“Are there any circumstances under which a plan sponsor of a 501(c)(3) mon-profit organization can convert a 403(b) plan to a 401(k) and transfer assets from the 403(b) plan to a 401(k)?”
Stacey Bradford, Kimberly Boberg, David Levine and David Powell, with Groom Law Group, and Michael A. Webb, vice president, Retirement Plan Services, Cammack Retirement Group, answer:
Unfortunately, not at this time. A 403(b) plan of a 501(c)(3) tax-exempt organization cannot generally be merged with a 401(k) plan; the only exception involves churches, which, subject to certain restrictions, were permitted to merge 401(k) and 403(b) plans that they sponsor via recent legislation.

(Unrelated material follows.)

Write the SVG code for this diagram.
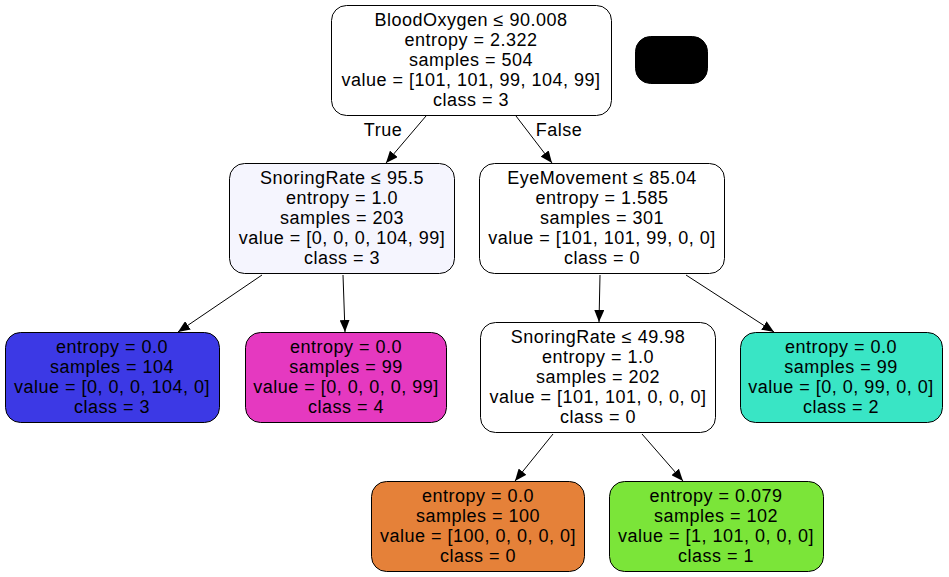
<svg xmlns="http://www.w3.org/2000/svg" width="949" height="577" viewBox="0 0 949 577">
<defs>
<style>
.n{stroke:#000;stroke-width:1}
.t{font-family:"Liberation Sans",Arial,sans-serif;font-size:18px;letter-spacing:0.5px;text-anchor:middle;fill:#000}
.e{stroke:#000;stroke-width:1;fill:none;marker-end:url(#ah)}
</style>
<marker id="ah" markerUnits="userSpaceOnUse" markerWidth="12" markerHeight="10" viewBox="0 0 12 10" refX="12" refY="5" orient="auto">
<polygon points="0,0 12,5 0,10" fill="#000"/>
</marker>
</defs>
<rect width="949" height="577" fill="#fff"/>
<g id="connectors">
<line class="e" x1="426" y1="116" x2="386" y2="163"/>
<line class="e" x1="516" y1="116" x2="552" y2="163"/>
<line class="e" x1="262" y1="275" x2="178" y2="332"/>
<line class="e" x1="343" y1="275" x2="345" y2="332"/>
<line class="e" x1="600" y1="275" x2="599" y2="322"/>
<line class="e" x1="686" y1="275" x2="774" y2="332"/>
<line class="e" x1="553" y1="434" x2="515" y2="481"/>
<line class="e" x1="642" y1="434" x2="683" y2="481"/>
<text class="t" x="383" y="136">True</text>
<text class="t" x="559" y="136">False</text>
</g>
<g id="node0">
<rect class="n" x="331.5" y="5.5" width="280" height="110" rx="15" fill="#fff"/>
<text class="t" x="471" y="26">BloodOxygen ≤ 90.008</text>
<text class="t" x="471" y="46">entropy = 2.322</text>
<text class="t" x="471" y="66">samples = 504</text>
<text class="t" x="471" y="86">value = [101, 101, 99, 104, 99]</text>
<text class="t" x="471" y="106">class = 3</text>
</g>
<g id="legend">
<rect x="635.5" y="36.5" width="72" height="47" rx="15" fill="#000" stroke="#000"/>
</g>
<g id="node1">
<rect class="n" x="229.5" y="163.5" width="225" height="110" rx="15" fill="#f5f5fe"/>
<text class="t" x="342" y="184">SnoringRate ≤ 95.5</text>
<text class="t" x="342" y="204">entropy = 1.0</text>
<text class="t" x="342" y="224">samples = 203</text>
<text class="t" x="342" y="244">value = [0, 0, 0, 104, 99]</text>
<text class="t" x="342" y="264">class = 3</text>
</g>
<g id="node2">
<rect class="n" x="5.5" y="332.5" width="214" height="90" rx="15" fill="#3c39e5"/>
<text class="t" x="112" y="353">entropy = 0.0</text>
<text class="t" x="112" y="373">samples = 104</text>
<text class="t" x="112" y="393">value = [0, 0, 0, 104, 0]</text>
<text class="t" x="112" y="413">class = 3</text>
</g>
<g id="node3">
<rect class="n" x="245.5" y="332.5" width="201" height="90" rx="15" fill="#e539c0"/>
<text class="t" x="346" y="353">entropy = 0.0</text>
<text class="t" x="346" y="373">samples = 99</text>
<text class="t" x="346" y="393">value = [0, 0, 0, 0, 99]</text>
<text class="t" x="346" y="413">class = 4</text>
</g>
<g id="node4">
<rect class="n" x="479.5" y="163.5" width="245" height="110" rx="15" fill="#fff"/>
<text class="t" x="602" y="184">EyeMovement ≤ 85.04</text>
<text class="t" x="602" y="204">entropy = 1.585</text>
<text class="t" x="602" y="224">samples = 301</text>
<text class="t" x="602" y="244">value = [101, 101, 99, 0, 0]</text>
<text class="t" x="602" y="264">class = 0</text>
</g>
<g id="node5">
<rect class="n" x="480.5" y="322.5" width="235" height="110" rx="15" fill="#fff"/>
<text class="t" x="598" y="343">SnoringRate ≤ 49.98</text>
<text class="t" x="598" y="363">entropy = 1.0</text>
<text class="t" x="598" y="383">samples = 202</text>
<text class="t" x="598" y="403">value = [101, 101, 0, 0, 0]</text>
<text class="t" x="598" y="423">class = 0</text>
</g>
<g id="node6">
<rect class="n" x="371.5" y="481.5" width="213" height="90" rx="15" fill="#e58139"/>
<text class="t" x="478" y="502">entropy = 0.0</text>
<text class="t" x="478" y="522">samples = 100</text>
<text class="t" x="478" y="542">value = [100, 0, 0, 0, 0]</text>
<text class="t" x="478" y="562">class = 0</text>
</g>
<g id="node7">
<rect class="n" x="609.5" y="481.5" width="214" height="90" rx="15" fill="#7be539"/>
<text class="t" x="716" y="502">entropy = 0.079</text>
<text class="t" x="716" y="522">samples = 102</text>
<text class="t" x="716" y="542">value = [1, 101, 0, 0, 0]</text>
<text class="t" x="716" y="562">class = 1</text>
</g>
<g id="node8">
<rect class="n" x="740.5" y="332.5" width="202" height="90" rx="15" fill="#39e5c5"/>
<text class="t" x="841" y="353">entropy = 0.0</text>
<text class="t" x="841" y="373">samples = 99</text>
<text class="t" x="841" y="393">value = [0, 0, 99, 0, 0]</text>
<text class="t" x="841" y="413">class = 2</text>
</g>
</svg>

The final 403(b) regulations, in theory, DO permit a 403(b) plan to be terminated by a 501(c)(3) tax-exempt organization. However such a termination would not allow the employer to transfer assets to a 401(k) plan, though participants could make individual elections to roll their 403(b) plan account balances into a 401(k) plan of the 501(c)(3) tax-exempt plan sponsor. However, 403(b) plan terminations are a relatively rare event, since there are many legal and practical barriers to a successful 403(b) plan termination, as indicated in a past Ask the Experts’ article.
It is possible that future legislation will make it possible for 401(k)/403(b) plan mergers, but at the present time it is not possible for a 501(c)(3) tax-exempt organization to replace its 403(b) plan with a 401(k) plan and unilaterally transfer assets from the old plan to the new.
NOTE: This feature is to provide general information only, does not constitute legal advice, and cannot be used or substituted for legal or tax advice.